Is that possible to do, i wanted to go with the broker Zecco but was refused due to Canadian regulation,
It' s a risky business and there is so much bla bla and b*&?%& on the web which guys to follow , OTCmomentum or any of those guys are dime a dozen, any ideas ?
Thanks


----------



## mogul777 (Jun 2, 2009)

Broker for OTC stock? Outside the registered accounts I would think any broker would suffice. Some may still have the old hand holding restriction in place for newbie or lowrung investors so check on that.


----------



## OTCnewbie (Mar 27, 2010)

*Pink sheet*

Thanks mogul i have an trading account with national bank ( CELI ) but they don' t do pink sheet so i missed an opportunity with LYJN last week, i placed an order for $5000 at .033 ( which didn' t work .. too bad ..) and it went all the way to .17 before going back down but with a nice head and shoulder to tell you to get out, even a newbie like me i could have read it and would have been out at .16 or .15 at the less .... 
I only have $15000 to fool around but i' m at home often cause i don' t work everyday so i can follow the course of a stock by the minutes almost ...
Any idea where to get a better streaming for US OTC than Yahoo which is 30 mn delayed ...


----------



## OTCnewbie (Mar 27, 2010)

*No chance*

Tdameritrade, and tradingdirect reply to my email and they don't take canadians for USpinksheet,


----------



## Mockingbird (Apr 29, 2009)

I believe Interactivebrokers (IB) does offer Pink OTC markets for trading.


----------



## MoneyMaker (Jun 1, 2009)

Scotia iTrade has the option too


----------



## mogul777 (Jun 2, 2009)

Why do you need an American brokerage? It would be much easier to setup an account with a Canadian company and then buy whatever you like (within the rules) after...


----------



## MoneyMaker (Jun 1, 2009)

I attempted to purchase into a company thats existing from bankruptcy this morning thats trading on the pink slips via ScotiaiTrade however they won't let you do it online... you have to call in and specifically ask for a trader to complete the transaction for you


----------



## DavidJD (Sep 27, 2009)

These are incredibly difficult to deposit. When I tried I was told that because the OCBB/Pink Sheets are so sketchy that no brokerages will touch them - in Canada. That proved quite true.

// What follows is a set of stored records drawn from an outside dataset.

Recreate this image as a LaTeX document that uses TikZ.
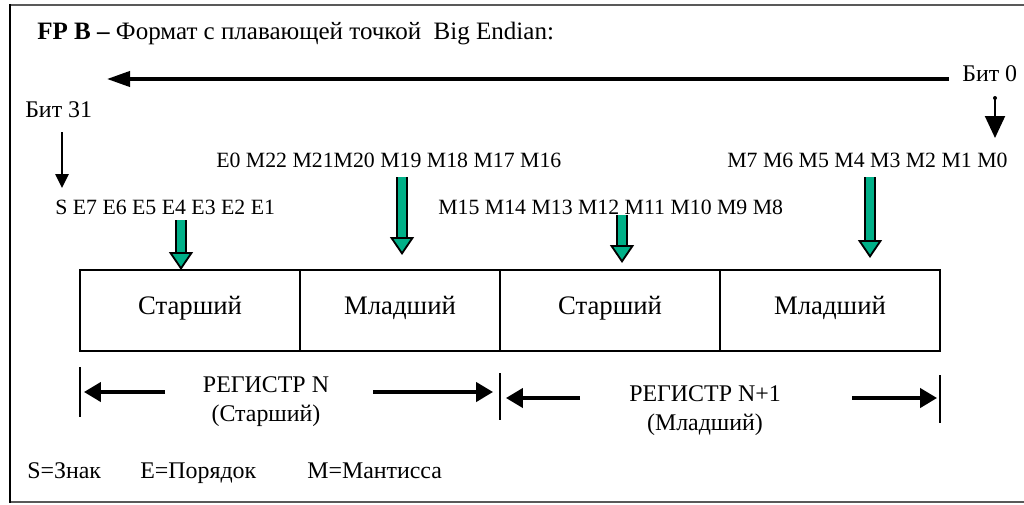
\documentclass[tikz,border=0pt]{standalone}
\usepackage{fontspec}
\setmainfont{Liberation Serif}
\usetikzlibrary{arrows.meta, positioning}
\definecolor{regGreen}{RGB}{0,176,136}
\tikzset{
  txt/.style={font=\fontsize{17}{20.5}\selectfont, inner sep=0pt},
  bits/.style={font=\fontsize{15.5}{18}\selectfont, inner sep=0pt, anchor=west},
  regbox/.style={draw, line width=1.8pt, outer sep=0pt, minimum height=2.025cm, text height=1.6ex, text depth=0.5ex, font=\fontsize{19}{22}\selectfont},
  fat/.style={draw=black, line width=1.3pt, double=regGreen, double distance=6pt, -{Triangle[length=0.45cm, width=0.6cm, fill=regGreen]}},
  dimarrow/.style={line width=2.2pt, -{Triangle[length=0.42cm, width=0.48cm]}},
  bar/.style={line width=1.8pt}
}
\begin{document}
\begin{tikzpicture}
 \useasboundingbox (0,0) rectangle (25.6,12.6);
 % frame
 \draw [black!65, line width=1.3pt] (25.7,12.475) -- (0.25,12.475);
 \draw [black!65, line width=1.3pt] (25.7,0.05) -- (0.25,0.05);
 \draw [line width=1.8pt] (0.25,12.5) -- (0.25,0.03);
 \node [txt, font=\fontsize{17.8}{21}\selectfont, anchor=west] (title) at (0.925,11.75) {\textbf{FP B –} Формат с плавающей точкой~ Big Endian:};
 % bit order
 \node [txt, anchor=west] (bit0) at (24.05,10.75) {Бит 0};
 \node [txt, anchor=west] (bit31) at (0.625,9.85) {Бит 31};
 \coordinate (dirR) at (23.725,10.625);
 \coordinate (dirL) at (2.675,10.625);
 \draw [line width=2.4pt, -{Triangle[length=0.575cm, width=0.38cm]}] (dirR) -- (dirL);
 \coordinate (b31top) at (1.55,9.3);
 \coordinate (b31tip) at (1.55,7.9);
 \draw [line width=1.4pt, -{Triangle[length=0.35cm, width=0.33cm]}] (b31top) -- (b31tip);
 \coordinate (b0top) at (24.875,10.15);
 \coordinate (b0tip) at (24.875,9.15);
 \fill (b0top) circle (0.05);
 \draw [line width=1.4pt, -{Triangle[length=0.55cm, width=0.5cm]}] (b0top) -- (b0tip);
 % bit rows
 \node [bits] (rowA) at (1.375,7.425) {S E7 E6 E5 E4 E3 E2 E1};
 \node [bits] (rowB) at (5.4,8.6) {E0 M22 M21M20 M19 M18 M17 M16};
 \node [bits] (rowC) at (10.95,7.425) {M15 M14 M13 M12 M11 M10 M9 M8};
 \node [bits] (rowD) at (18.175,8.6) {M7 M6 M5 M4 M3 M2 M1 M0};
 % registers
 \node [regbox, minimum width=5.5cm] (hiN) at (4.75,4.8375) {Старший};
 \node [regbox, minimum width=5cm, right=0pt of hiN] (loN) {Младший};
 \node [regbox, minimum width=5.5cm, right=0pt of loN] (hiN1) {Старший};
 \node [regbox, minimum width=5.5cm, right=0pt of hiN1] (loN1) {Младший};
 \coordinate (gA) at (4.525,7.1);
 \coordinate (gB) at (10.05,8.175);
 \coordinate (gC) at (15.55,7.225);
 \coordinate (gD) at (21.75,8.175);
 \draw [fat] (gA) -- (gA |- hiN.north);
 \draw [fat] (gB) -- ++(0,-1.95);
 \draw [fat] (gC) -- ++(0,-1.2);
 \draw [fat] (gD) -- ++(0,-2.025);
 % register widths
 \draw [bar] (2,3.425) -- (2,2.175);
 \draw [bar] (12.5,3.275) -- (12.5,2.1);
 \draw [bar] (23.5,3.225) -- (23.5,2.025);
 \node [txt, align=center] (regN) at (6.65,2.55) {РЕГИСТР N\\(Старший)};
 \draw [dimarrow] (4.125,2.8) -- (2.1,2.8);
 \draw [dimarrow] (9.325,2.8) -- (12.325,2.8);
 \node [txt, align=center] (regN1) at (17.625,2.325) {РЕГИСТР N+1\\(Младший)};
 \draw [dimarrow] (14.5,2.65) -- (12.65,2.65);
 \draw [dimarrow] (21.3,2.65) -- (23.425,2.65);
 % legend
 \node [txt, anchor=base west] (sgn) at (0.675,0.64) {S=Знак};
 \node [txt, anchor=base west] (expo) at (3.5,0.64) {E=Порядок};
 \node [txt, anchor=base west] (mant) at (7.675,0.64) {M=Мантисса};
\end{tikzpicture}
\end{document}
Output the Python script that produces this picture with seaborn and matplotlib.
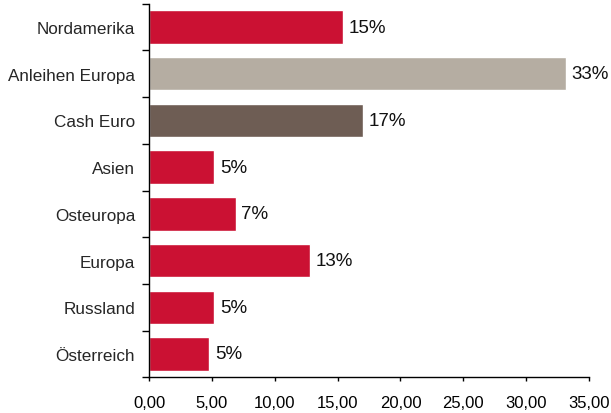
import matplotlib
matplotlib.use("Agg")
import matplotlib.pyplot as plt
import seaborn as sns
import pandas as pd

# data, top to bottom
regions = ["Nordamerika", "Anleihen Europa", "Cash Euro", "Asien",
           "Osteuropa", "Europa", "Russland", "Österreich"]
shares = [15.43, 33.15, 17.05, 5.18, 6.9, 12.83, 5.2, 4.8]
share_labels = ["15%", "33%", "17%", "5%", "7%", "13%", "5%", "5%"]
xticks = [0, 5, 10, 15, 20, 25, 30, 35]

red = "#CB1133"
colors = [red, "#B5ADA2", "#6E5D54", red, red, red, red, red]

sns.set_style("white")
plt.rcParams["font.family"] = ["Liberation Sans", "DejaVu Sans"]

df = pd.DataFrame({"region": regions, "share": shares})

fig = plt.figure(figsize=(6.11, 4.14), dpi=100)
ax = fig.add_axes([0.2439, 0.0862, 0.964 - 0.2439, 0.9886 - 0.0862])
sns.barplot(data=df, x="share", y="region", hue="region", palette=colors,
            legend=False, width=0.715, saturation=1, ax=ax)

for i, (v, lab) in enumerate(zip(shares, share_labels)):
    ax.text(v + 0.45, i, lab, va="center", ha="left", fontsize=13.5, color="#111111")

ax.set_xlim(0, 35)
ax.set_ylim(len(regions) - 0.5, -0.5)
ax.set_xticks(xticks)
ax.set_xticklabels([f"{t:.2f}".replace(".", ",") for t in xticks], fontsize=12)
ax.tick_params(axis="x", bottom=True, direction="out", length=3, width=1, pad=10, colors="black")

# category labels between boundary ticks
ax.set_yticks([i - 0.5 for i in range(len(regions) + 1)])
ax.set_yticklabels([])
ax.set_yticks(range(len(regions)), minor=True)
ax.set_yticklabels(regions, minor=True, fontsize=12.3)
ax.tick_params(axis="y", which="major", left=True, direction="out", length=5, width=1, colors="black")
ax.tick_params(axis="y", which="minor", left=True, length=0, pad=10)

ax.set_xlabel("")
ax.set_ylabel("")
for s in ["top", "right"]:
    ax.spines[s].set_visible(False)
for s in ["left", "bottom"]:
    ax.spines[s].set_color("black")
    ax.spines[s].set_linewidth(1)

fig.savefig("out.png", dpi=100)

I was able to open an account in Colorado and then transfer it all into my TDW. Many, many hassles and I learned that if it is on the pink - don't touch it.


----------



## MoneyMaker (Jun 1, 2009)

Here's the response from the iTrade CSR:

Unfortunately we cannot act upon trading instructions sent via email.* The restriction on online Pink Sheet buy orders was put in place by our Compliance Department for client security reasons as a lot of fraudulent trading takes place on the pink sheets.


----------